▸ EXERCISE DESCRIPTION
Copy exactly, leaving out every image, the lines from the one with "Emit a Python" through the one with "kobe_9 = [0, 0.021, 0.057, 0.096, 0.117, 0.109, 0.090, 0.083]", inclusive.

▸ RECORDS PROVIDED
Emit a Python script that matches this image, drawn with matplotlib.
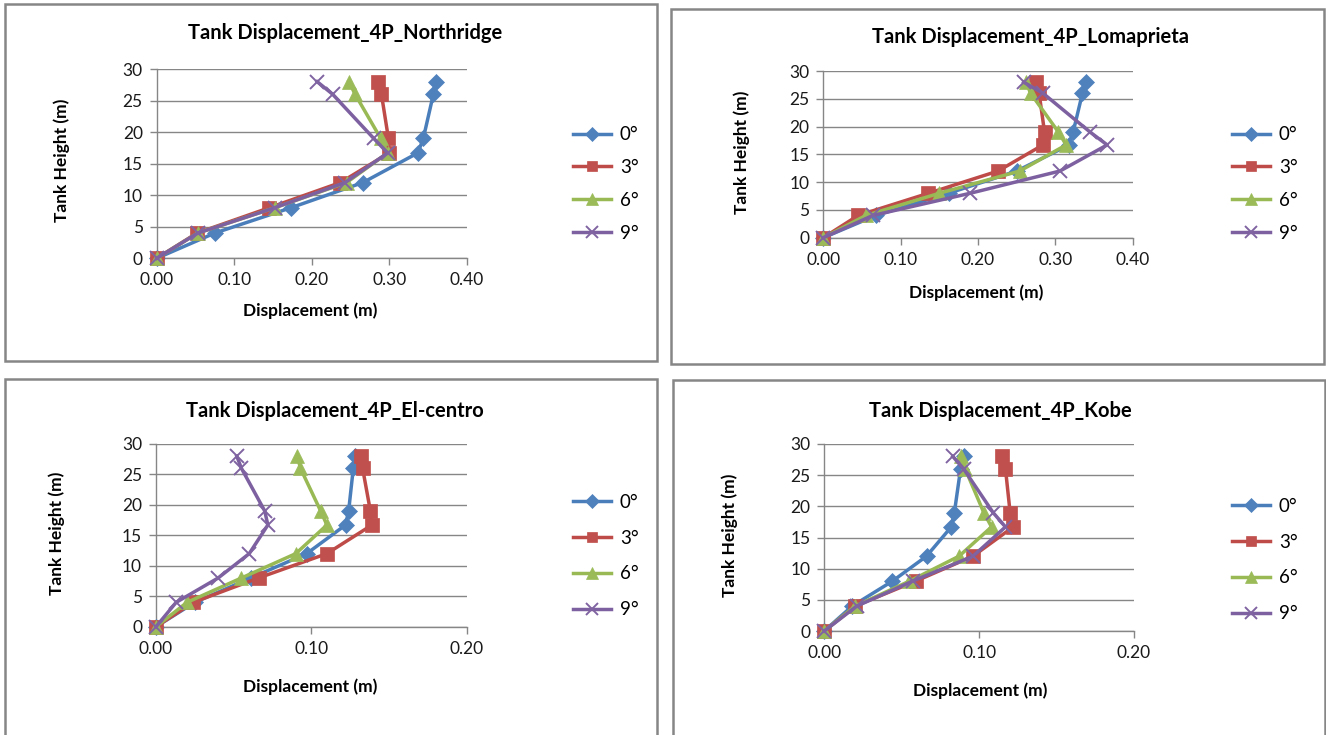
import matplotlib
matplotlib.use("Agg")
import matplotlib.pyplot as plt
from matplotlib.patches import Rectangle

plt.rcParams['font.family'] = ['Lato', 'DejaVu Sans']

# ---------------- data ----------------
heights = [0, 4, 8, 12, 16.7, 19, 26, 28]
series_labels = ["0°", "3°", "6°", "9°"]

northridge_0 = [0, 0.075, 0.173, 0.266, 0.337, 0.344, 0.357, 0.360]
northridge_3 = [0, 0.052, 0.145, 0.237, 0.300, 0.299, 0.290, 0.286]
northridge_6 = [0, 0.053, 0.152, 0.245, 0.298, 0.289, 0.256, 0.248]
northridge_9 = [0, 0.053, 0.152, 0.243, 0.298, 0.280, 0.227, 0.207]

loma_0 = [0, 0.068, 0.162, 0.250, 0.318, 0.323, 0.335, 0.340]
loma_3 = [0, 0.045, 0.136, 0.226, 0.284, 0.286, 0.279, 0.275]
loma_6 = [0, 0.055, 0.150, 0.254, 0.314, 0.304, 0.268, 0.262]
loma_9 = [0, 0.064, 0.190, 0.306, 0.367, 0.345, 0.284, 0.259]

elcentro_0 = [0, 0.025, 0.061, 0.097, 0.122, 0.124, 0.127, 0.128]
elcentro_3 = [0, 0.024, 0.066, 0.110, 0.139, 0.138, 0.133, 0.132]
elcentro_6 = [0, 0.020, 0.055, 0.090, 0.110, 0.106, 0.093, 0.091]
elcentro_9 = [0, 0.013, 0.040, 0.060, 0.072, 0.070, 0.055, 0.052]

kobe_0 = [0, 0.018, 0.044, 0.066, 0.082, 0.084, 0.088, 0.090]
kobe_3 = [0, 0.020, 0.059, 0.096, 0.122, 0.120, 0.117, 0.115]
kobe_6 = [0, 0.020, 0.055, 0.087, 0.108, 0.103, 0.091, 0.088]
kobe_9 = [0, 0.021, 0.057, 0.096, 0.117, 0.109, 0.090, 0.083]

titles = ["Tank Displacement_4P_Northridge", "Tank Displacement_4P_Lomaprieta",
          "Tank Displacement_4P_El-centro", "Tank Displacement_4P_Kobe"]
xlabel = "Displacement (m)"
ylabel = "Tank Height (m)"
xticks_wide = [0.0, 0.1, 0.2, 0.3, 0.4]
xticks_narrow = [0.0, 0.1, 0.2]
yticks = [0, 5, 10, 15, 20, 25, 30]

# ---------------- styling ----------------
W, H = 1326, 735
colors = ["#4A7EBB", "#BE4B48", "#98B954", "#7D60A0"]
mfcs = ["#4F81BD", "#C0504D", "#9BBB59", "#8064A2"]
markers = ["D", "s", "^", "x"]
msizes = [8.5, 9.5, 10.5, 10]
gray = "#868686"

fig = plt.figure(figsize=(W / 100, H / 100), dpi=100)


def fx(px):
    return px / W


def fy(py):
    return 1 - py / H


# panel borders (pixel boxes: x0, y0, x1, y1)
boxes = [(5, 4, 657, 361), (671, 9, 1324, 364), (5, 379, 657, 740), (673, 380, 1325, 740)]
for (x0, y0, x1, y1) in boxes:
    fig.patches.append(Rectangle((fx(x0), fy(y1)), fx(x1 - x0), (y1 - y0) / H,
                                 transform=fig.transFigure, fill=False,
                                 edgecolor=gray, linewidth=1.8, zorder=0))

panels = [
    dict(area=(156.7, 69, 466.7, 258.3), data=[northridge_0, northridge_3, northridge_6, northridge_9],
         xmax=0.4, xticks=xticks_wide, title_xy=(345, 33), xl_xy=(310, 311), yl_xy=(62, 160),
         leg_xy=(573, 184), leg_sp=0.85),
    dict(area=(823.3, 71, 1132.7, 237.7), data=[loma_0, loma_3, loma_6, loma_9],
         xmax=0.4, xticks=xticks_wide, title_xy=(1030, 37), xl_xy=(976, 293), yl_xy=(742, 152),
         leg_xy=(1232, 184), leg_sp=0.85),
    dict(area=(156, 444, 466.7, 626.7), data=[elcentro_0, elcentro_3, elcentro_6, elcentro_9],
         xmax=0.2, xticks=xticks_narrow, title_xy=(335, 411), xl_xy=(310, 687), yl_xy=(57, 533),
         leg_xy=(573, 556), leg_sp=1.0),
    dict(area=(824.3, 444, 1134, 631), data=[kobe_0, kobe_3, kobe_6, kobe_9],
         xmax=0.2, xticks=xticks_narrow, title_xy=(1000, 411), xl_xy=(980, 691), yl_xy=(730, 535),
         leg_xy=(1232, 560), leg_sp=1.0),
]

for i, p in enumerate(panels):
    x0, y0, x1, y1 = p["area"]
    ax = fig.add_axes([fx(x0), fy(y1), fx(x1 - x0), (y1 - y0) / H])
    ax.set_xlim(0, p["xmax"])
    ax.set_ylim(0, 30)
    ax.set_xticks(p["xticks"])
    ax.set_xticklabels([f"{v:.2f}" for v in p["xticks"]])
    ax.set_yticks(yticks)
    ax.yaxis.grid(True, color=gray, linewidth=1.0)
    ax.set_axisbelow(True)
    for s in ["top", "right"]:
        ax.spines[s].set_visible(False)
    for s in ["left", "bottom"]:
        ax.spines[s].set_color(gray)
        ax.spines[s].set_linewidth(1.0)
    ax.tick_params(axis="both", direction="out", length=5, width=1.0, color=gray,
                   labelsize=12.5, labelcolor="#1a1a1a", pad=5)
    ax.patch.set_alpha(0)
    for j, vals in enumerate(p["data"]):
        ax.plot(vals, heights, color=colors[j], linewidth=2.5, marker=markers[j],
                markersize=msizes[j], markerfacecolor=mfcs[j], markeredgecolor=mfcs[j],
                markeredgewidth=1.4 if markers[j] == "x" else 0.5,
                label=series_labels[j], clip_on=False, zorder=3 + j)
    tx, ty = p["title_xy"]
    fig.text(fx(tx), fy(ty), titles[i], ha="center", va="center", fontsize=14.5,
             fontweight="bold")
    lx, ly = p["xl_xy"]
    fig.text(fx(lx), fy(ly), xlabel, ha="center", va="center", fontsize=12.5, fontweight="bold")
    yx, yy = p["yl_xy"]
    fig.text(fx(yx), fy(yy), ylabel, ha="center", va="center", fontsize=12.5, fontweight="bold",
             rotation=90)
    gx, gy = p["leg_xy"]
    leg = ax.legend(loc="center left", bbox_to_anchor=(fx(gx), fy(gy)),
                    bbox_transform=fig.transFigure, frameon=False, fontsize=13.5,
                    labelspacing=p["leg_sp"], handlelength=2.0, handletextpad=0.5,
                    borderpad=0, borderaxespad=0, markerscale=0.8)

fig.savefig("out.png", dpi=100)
---
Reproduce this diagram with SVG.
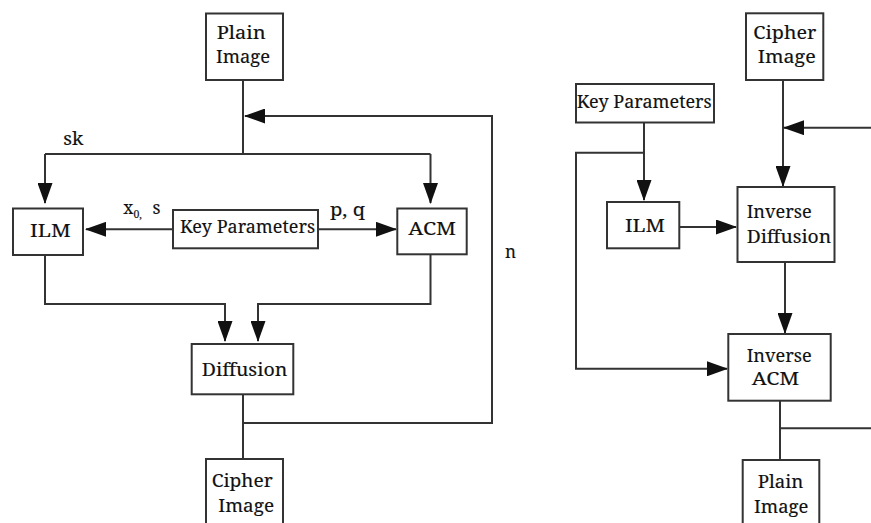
* * *
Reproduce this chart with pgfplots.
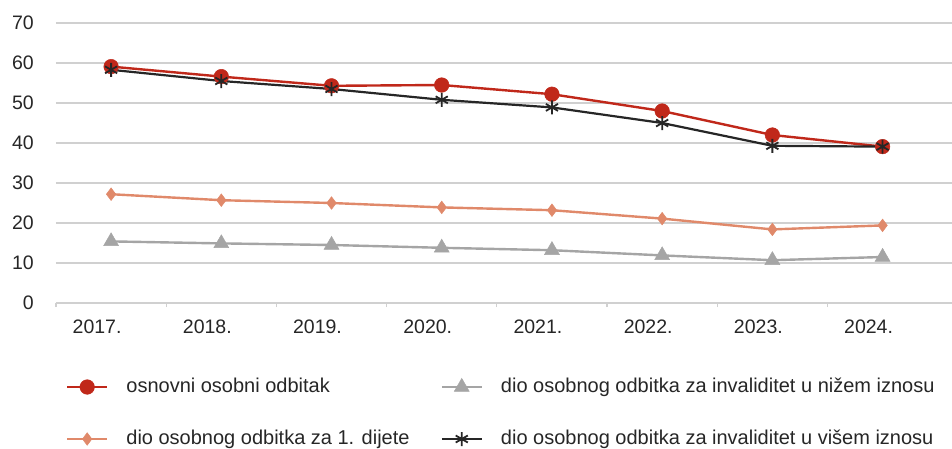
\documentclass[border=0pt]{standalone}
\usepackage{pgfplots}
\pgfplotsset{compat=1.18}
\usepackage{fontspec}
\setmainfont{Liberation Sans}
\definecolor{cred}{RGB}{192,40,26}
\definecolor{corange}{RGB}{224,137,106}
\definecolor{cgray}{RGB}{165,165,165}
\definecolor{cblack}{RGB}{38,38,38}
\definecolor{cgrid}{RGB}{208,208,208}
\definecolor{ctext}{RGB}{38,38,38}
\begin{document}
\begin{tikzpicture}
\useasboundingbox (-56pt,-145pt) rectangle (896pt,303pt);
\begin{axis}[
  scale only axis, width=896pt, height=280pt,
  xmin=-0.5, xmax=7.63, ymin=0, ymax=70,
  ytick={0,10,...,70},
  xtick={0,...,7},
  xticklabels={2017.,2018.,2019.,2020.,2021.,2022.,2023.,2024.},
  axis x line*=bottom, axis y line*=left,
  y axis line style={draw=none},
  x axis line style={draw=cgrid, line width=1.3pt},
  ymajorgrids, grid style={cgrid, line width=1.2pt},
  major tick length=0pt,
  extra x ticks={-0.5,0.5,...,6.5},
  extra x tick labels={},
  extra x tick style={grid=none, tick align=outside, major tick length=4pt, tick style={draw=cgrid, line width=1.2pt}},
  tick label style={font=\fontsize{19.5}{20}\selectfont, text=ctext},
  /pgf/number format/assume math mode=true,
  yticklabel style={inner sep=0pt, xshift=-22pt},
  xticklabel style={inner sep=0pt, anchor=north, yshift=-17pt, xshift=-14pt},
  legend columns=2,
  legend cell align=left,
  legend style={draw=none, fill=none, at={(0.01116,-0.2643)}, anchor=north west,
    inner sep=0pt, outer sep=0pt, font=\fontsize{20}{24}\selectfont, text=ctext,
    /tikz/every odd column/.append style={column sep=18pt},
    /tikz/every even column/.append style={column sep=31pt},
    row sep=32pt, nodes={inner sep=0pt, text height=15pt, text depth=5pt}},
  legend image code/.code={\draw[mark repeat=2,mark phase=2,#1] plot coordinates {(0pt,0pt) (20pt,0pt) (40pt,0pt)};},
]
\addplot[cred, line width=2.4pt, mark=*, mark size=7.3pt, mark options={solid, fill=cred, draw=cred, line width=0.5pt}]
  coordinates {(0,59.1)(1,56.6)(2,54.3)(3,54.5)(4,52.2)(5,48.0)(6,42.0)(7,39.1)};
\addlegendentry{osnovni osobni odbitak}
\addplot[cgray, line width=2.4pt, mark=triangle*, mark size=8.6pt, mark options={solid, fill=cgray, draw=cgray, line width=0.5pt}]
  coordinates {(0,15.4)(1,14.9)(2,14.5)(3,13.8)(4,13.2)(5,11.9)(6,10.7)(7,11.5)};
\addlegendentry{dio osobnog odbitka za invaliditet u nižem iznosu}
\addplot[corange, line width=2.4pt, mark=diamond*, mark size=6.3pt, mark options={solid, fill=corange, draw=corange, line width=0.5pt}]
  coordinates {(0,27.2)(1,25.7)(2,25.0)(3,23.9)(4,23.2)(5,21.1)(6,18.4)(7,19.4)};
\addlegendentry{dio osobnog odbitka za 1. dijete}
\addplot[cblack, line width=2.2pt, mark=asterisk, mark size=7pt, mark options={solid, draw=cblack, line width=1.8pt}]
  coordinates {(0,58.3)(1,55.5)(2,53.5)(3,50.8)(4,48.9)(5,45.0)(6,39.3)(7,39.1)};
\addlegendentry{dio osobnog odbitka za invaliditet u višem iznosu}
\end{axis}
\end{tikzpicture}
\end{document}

▸ TASK RESULT
Emit a Python script that matches this image, drawn with matplotlib.
import matplotlib
matplotlib.use("Agg")
import matplotlib.pyplot as plt
from matplotlib.patches import Rectangle

plt.rcParams['font.family'] = ['Lato', 'DejaVu Sans']

# ---------------- data ----------------
heights = [0, 4, 8, 12, 16.7, 19, 26, 28]
series_labels = ["0°", "3°", "6°", "9°"]

northridge_0 = [0, 0.075, 0.173, 0.266, 0.337, 0.344, 0.357, 0.360]
northridge_3 = [0, 0.052, 0.145, 0.237, 0.300, 0.299, 0.290, 0.286]
northridge_6 = [0, 0.053, 0.152, 0.245, 0.298, 0.289, 0.256, 0.248]
northridge_9 = [0, 0.053, 0.152, 0.243, 0.298, 0.280, 0.227, 0.207]

loma_0 = [0, 0.068, 0.162, 0.250, 0.318, 0.323, 0.335, 0.340]
loma_3 = [0, 0.045, 0.136, 0.226, 0.284, 0.286, 0.279, 0.275]
loma_6 = [0, 0.055, 0.150, 0.254, 0.314, 0.304, 0.268, 0.262]
loma_9 = [0, 0.064, 0.190, 0.306, 0.367, 0.345, 0.284, 0.259]

elcentro_0 = [0, 0.025, 0.061, 0.097, 0.122, 0.124, 0.127, 0.128]
elcentro_3 = [0, 0.024, 0.066, 0.110, 0.139, 0.138, 0.133, 0.132]
elcentro_6 = [0, 0.020, 0.055, 0.090, 0.110, 0.106, 0.093, 0.091]
elcentro_9 = [0, 0.013, 0.040, 0.060, 0.072, 0.070, 0.055, 0.052]

kobe_0 = [0, 0.018, 0.044, 0.066, 0.082, 0.084, 0.088, 0.090]
kobe_3 = [0, 0.020, 0.059, 0.096, 0.122, 0.120, 0.117, 0.115]
kobe_6 = [0, 0.020, 0.055, 0.087, 0.108, 0.103, 0.091, 0.088]
kobe_9 = [0, 0.021, 0.057, 0.096, 0.117, 0.109, 0.090, 0.083]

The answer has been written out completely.